FURTHER, that Plaintiff's (Docket No. 40) Motion for Default Judgment is DENIED as moot.

FURTHER, that Defendant's (Docket No. 38) Motion for an Order Extending Time to File an Answer or Responsive Motion is GRANTED.

FURTHER, that Defendant shall file an answer or response to Plaintiff's second amended complaint within 14 days of the issuance of this Order.

FURTHER, that the claims contained in Plaintiff's Second Amended Complaint (Docket No. 36) are DISMISSED as to the individual named defendants contained in paragraphs 8 through 20, with the exception of Sergeant Brown, Lieutenant Wokinski, and Captain Scalise.

FURTHER, that Defendants Stanson, Pyra, Goodman, Flanagan, Amoia, Powers, Corbit, Washington, Nazon, Vanderlaan, and Rizzo shall be terminated as parties to this case.

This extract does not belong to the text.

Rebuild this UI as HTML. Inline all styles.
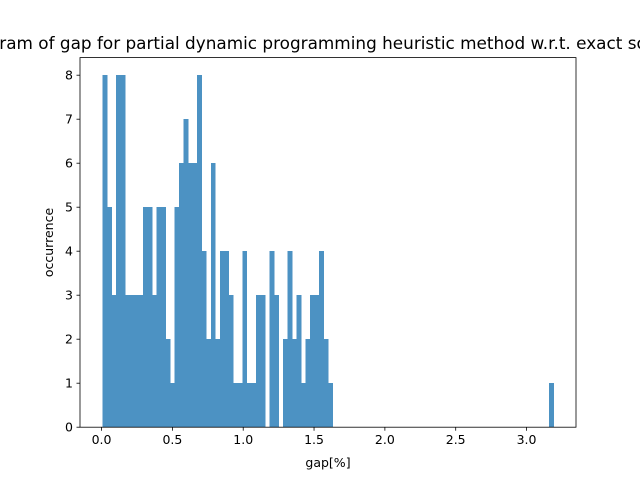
<!DOCTYPE html>
<html><head><meta charset="utf-8"><style>
body{margin:0;background:#fff;overflow:hidden}
svg{display:block;font-family:"DejaVu Sans","Liberation Sans",sans-serif}
</style></head><body>
<svg id="chart" width="640" height="480" viewBox="0 0 640 480">
<rect width="640" height="480" fill="#fff"/>
<text x="320" y="49" text-anchor="middle" font-size="16.85" fill="#000">Histogram of gap for partial dynamic programming heuristic method w.r.t. exact solution</text>
<g id="bars"></g>
<g id="axes"></g>
<text x="328" y="467" text-anchor="middle" font-size="12.5">gap[%]</text>
<text transform="translate(53,242.5) rotate(-90)" text-anchor="middle" font-size="12.5">occurrence</text>
</svg>
<script>
const counts=[8,5,3,8,8,3,3,3,3,5,5,3,5,5,2,1,5,6,7,6,6,8,4,2,6,2,4,4,3,1,1,4,1,1,3,3,0,4,3,0,2,4,2,3,1,2,3,3,4,2,1,0,0,0,0,0,0,0,0,0,0,0,0,0,0,0,0,0,0,0,0,0,0,0,0,0,0,0,0,0,0,0,0,0,0,0,0,0,0,0,0,0,0,0,0,0,0,0,0,1];
const binMin=[0.007];
const binMax=[3.19];
const xTicks=[0,0.5,1,1.5,2,2.5,3];
const xTickLabels=["0.0","0.5","1.0","1.5","2.0","2.5","3.0"];
const yTicks=[0,1,2,3,4,5,6,7,8];
const NS="http://www.w3.org/2000/svg";
const L=80,R=576,T=57.6,B=427.2;
const lo=binMin[0],hi=binMax[0],span=hi-lo;
const xmin=lo-0.05*span,xmax=hi+0.05*span;
const ymax=Math.max(...counts)*1.05;
const sx=v=>L+(v-xmin)/(xmax-xmin)*(R-L);
const sy=v=>B-v/ymax*(B-T);
const bars=document.getElementById('bars');
const w=span/counts.length;
counts.forEach((c,i)=>{
  if(!c)return;
  const r=document.createElementNS(NS,'rect');
  const x0=sx(lo+i*w),x1=sx(lo+(i+1)*w);
  r.setAttribute('x',x0);r.setAttribute('width',x1-x0+0.4);
  r.setAttribute('y',sy(c));r.setAttribute('height',B-sy(c));
  r.setAttribute('fill','#4c92c3');
  r.setAttribute('shape-rendering','crispEdges');
  
  
  bars.appendChild(r);
});
const ax=document.getElementById('axes');
function add(tag,attrs,txt){const e=document.createElementNS(NS,tag);for(const k in attrs)e.setAttribute(k,attrs[k]);if(txt!==undefined)e.textContent=txt;ax.appendChild(e);return e;}
const frame=add('rect',{x:L,y:T,width:R-L,height:B-T,fill:'none',stroke:'#000','stroke-width':0.8});


xTicks.forEach((v,i)=>{
  const x=sx(v);
  const t=add('line',{x1:x,x2:x,y1:B,y2:B+3.5,stroke:'#000','stroke-width':0.8});
  
  
  const l=add('text',{x:x,y:B+17,'text-anchor':'middle','font-size':12.5},xTickLabels[i]);
  
  
});
yTicks.forEach(v=>{
  const y=sy(v);
  const t=add('line',{x1:L-3.5,x2:L,y1:y,y2:y,stroke:'#000','stroke-width':0.8});
  
  
  const l=add('text',{x:L-7,y:y+4.5,'text-anchor':'end','font-size':12.5},String(v));
  
  
});
</script>
</body></html>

FURTHER, that the Clerk of the Court is directed to cause the United States Marshals Service to serve the Summons and Second Amended Complaint (Docket No. 36), along with this Decision and Order, upon Defendants Sergeant Brown, Lieutenant Wokinski, and Captain Scalise without Plaintiff's payment therefor, unpaid fees to be recoverable if this action terminates by monetary award in plaintiff's favor.